An interpretation along such lines perhaps accounts for the actual smile pasted to the canvas for two years. The center of realism had to be at the spot where gesture had psychological significance—and ambivalence. And the smile demands a setting of gay color with its intimate derivation from objects in the studio. Intimate proportions, too, become necessary, for without the detachment they give, the smile becomes caricature or sentimental.
Ever since Van Gogh, sentimentality has been the curse of the painters, who took the liberty to distort. Lips or foreheads stretch plastically, but emotionally they urge the spectator to weep with the artist for all the sorrows of the world. The painters of the Expressionist movements often have been tricked into self-pity by their liberation from convention. The older, the more rigid disciplines could help keep the essential remove between expression and self-analysis. When these became bankrupt, they also devalued a multitude of minor talents who might have become capable decorators, but ended up as rather obnoxious snivelers. For specific examples, there are the novels of Thomas Wolfe, and their opposites but equals in the hard-boiled school, especially in its Gallic phase, like Bosquet. The smiling Woman is De Kooning’s notable solution to this problem, and it can be compared to Balthus’ adolescents, with their unwavering stares, or (and here the connection is more direct) Picasso’s cow-faced girls with crazy hats.
The triple thinker
Edmund Wilson took the title of his recent book from a phrase of Flaubert’s, “and what is an artist if he is not a triple (i.e. triply a) thinker?”
Ambiguity exactingly sought and exactingly left undefined has been the recurrent theme in Woman. Ambiguity appears in surface, parts, illusion of space, in masking, overlays, interchangeable anatomies, intimate proportions and colors, no-environment, etc. The artist suggests a further complication of meaning, and points out that his “idolized” Woman reminds him strongly of a landscape—with arms like lanes and a body of hills and fields, all brought up close to the surface, like a panorama squeezed together (or like Cézanne). Then you notice again the openness of certain forms, where contiguous objects seem set in different planes, and the width of the eyes opens up the face to a vista.

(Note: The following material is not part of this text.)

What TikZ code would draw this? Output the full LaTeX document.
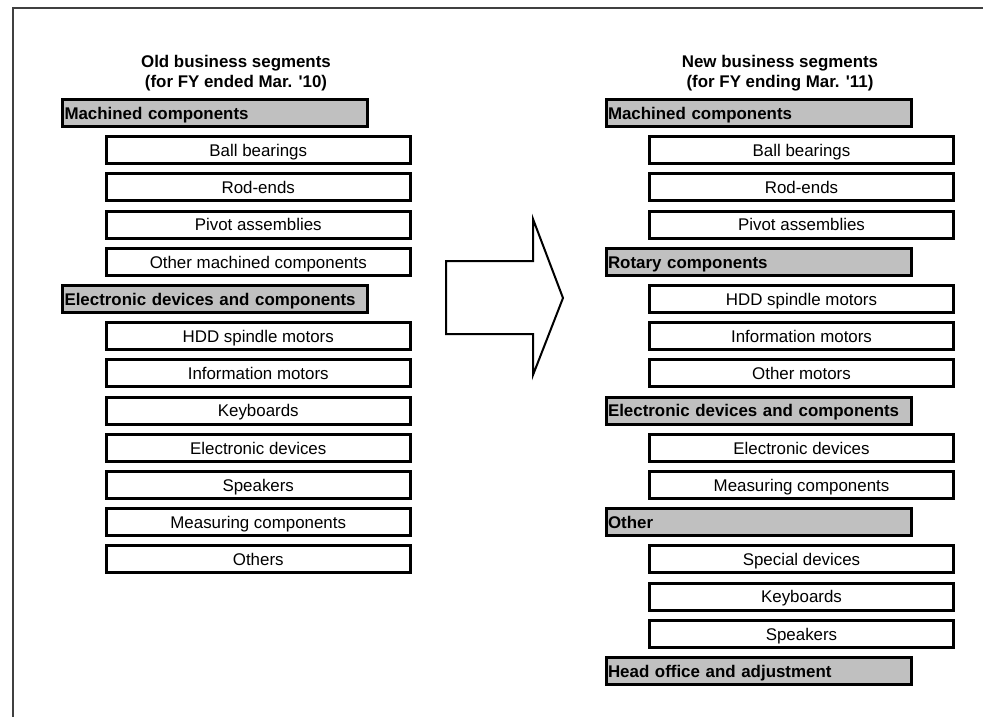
\documentclass[tikz,border=0pt]{standalone}
\usepackage{fontspec}
\setmainfont{Liberation Sans}
\begin{document}
\begin{tikzpicture}[x=1pt,y=-1pt,
  every node/.style={font=\fontsize{16.9pt}{20.3pt}\selectfont},
  segbox/.style={draw=black, fill=segfill, line width=3pt, anchor=west,
    inner xsep=2pt, inner ysep=0pt, text width=301pt, align=left,
    minimum height=27pt, text height=12.6pt, text depth=0pt, font=\fontsize{16.9pt}{20.3pt}\selectfont\bfseries},
  itembox/.style={draw=black, fill=white, line width=3pt,
    inner sep=0pt, minimum width=304pt, minimum height=27pt,
    text height=12.4pt, text depth=0pt},
  title/.style={anchor=base, font=\fontsize{16.9pt}{20.3pt}\selectfont\bfseries},
]
\definecolor{segfill}{RGB}{192,192,192}
\useasboundingbox (0,0) rectangle (983,717);
% frame
\draw[line width=1.3pt, black!75] (13,717) -- (13,8) -- (983,8);

% titles
\node[title] (tl1) at (236,67.7) {Old business segments};
\node[title] (tl2) at (236,88) {(for FY ended Mar. \textquotesingle10)};
\node[title] (tr1) at (780,67.7) {New business segments};
\node[title] (tr2) at (780,88) {(for FY ending Mar. \textquotesingle11)};

% left column
\def\yy#1{113+37.2*#1}
\node[segbox]  (l0)  at (61,{\yy{0}}) {Machined components};
\node[itembox] (l1)  at (258.25,{\yy{1}}) {Ball bearings};
\node[itembox] (l2)  at (258.25,{\yy{2}}) {Rod-ends};
\node[itembox] (l3)  at (258.25,{\yy{3}}) {Pivot assemblies};
\node[itembox] (l4)  at (258.25,{\yy{4}}) {Other machined components};
\node[segbox]  (l5)  at (61,{\yy{5}}) {Electronic devices and components};
\node[itembox] (l6)  at (258.25,{\yy{6}}) {HDD spindle motors};
\node[itembox] (l7)  at (258.25,{\yy{7}}) {Information motors};
\node[itembox] (l8)  at (258.25,{\yy{8}}) {Keyboards};
\node[itembox] (l9)  at (258.25,{\yy{9}}) {Electronic devices};
\node[itembox] (l10) at (258.25,{\yy{10}}) {Speakers};
\node[itembox] (l11) at (258.25,{\yy{11}}) {Measuring components};
\node[itembox] (l12) at (258.25,{\yy{12}}) {Others};

% right column
\node[segbox]  (r0)  at (604.5,{\yy{0}}) {Machined components};
\node[itembox] (r1)  at (801.5,{\yy{1}}) {Ball bearings};
\node[itembox] (r2)  at (801.5,{\yy{2}}) {Rod-ends};
\node[itembox] (r3)  at (801.5,{\yy{3}}) {Pivot assemblies};
\node[segbox]  (r4)  at (604.5,{\yy{4}}) {Rotary components};
\node[itembox] (r5)  at (801.5,{\yy{5}}) {HDD spindle motors};
\node[itembox] (r6)  at (801.5,{\yy{6}}) {Information motors};
\node[itembox] (r7)  at (801.5,{\yy{7}}) {Other motors};
\node[segbox]  (r8)  at (604.5,{\yy{8}}) {Electronic devices and components};
\node[itembox] (r9)  at (801.5,{\yy{9}}) {Electronic devices};
\node[itembox] (r10) at (801.5,{\yy{10}}) {Measuring components};
\node[segbox]  (r11) at (604.5,{\yy{11}}) {Other};
\node[itembox] (r12) at (801.5,{\yy{12}}) {Special devices};
\node[itembox] (r13) at (801.5,{\yy{13}}) {Keyboards};
\node[itembox] (r14) at (801.5,{\yy{14}}) {Speakers};
\node[segbox]  (r15) at (604.5,{\yy{15}}) {Head office and adjustment};

% arrow
\draw[line width=2pt, line join=miter, fill=white]
  (446,261) -- (533,261) -- (533,219) -- (563,298) -- (533,375) -- (533,334) -- (446,334) -- cycle;
\end{tikzpicture}
\end{document}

The thinker is on many levels; to make the number three: the paint, the woman, the landscape. Each level could be divided into several others, and interrelated in more ways. This was perhaps one reason for the length of the voyage, for in less than twenty-four months, the accretion of subtleties and multi-interpretations might not have occurred.
The fact that the picture was never really ended—never satisfied—and that it brought a number of paintings and sketches through with it, might have been predicted from the conditions laid down by the artist at the start. But all that we need care about is that the image, in all its complexity, came through to the end.
Last change
After Woman was declared finished by the artist it was prepared for stretching on a permanent frame. De Kooning had purposely used an over-size canvas, and had covered the unused edges with aluminum paint, so they would not “make a plane,” but still allow room for shifting the format. After the color-plate on p. 33 was made, the artist decided to use about 8 inches of the right edge in the picture, thus throwing the figure more definitely off to the left (somewhat like stage 5, p. 32). This is the state in which the painting will be exhibited this month.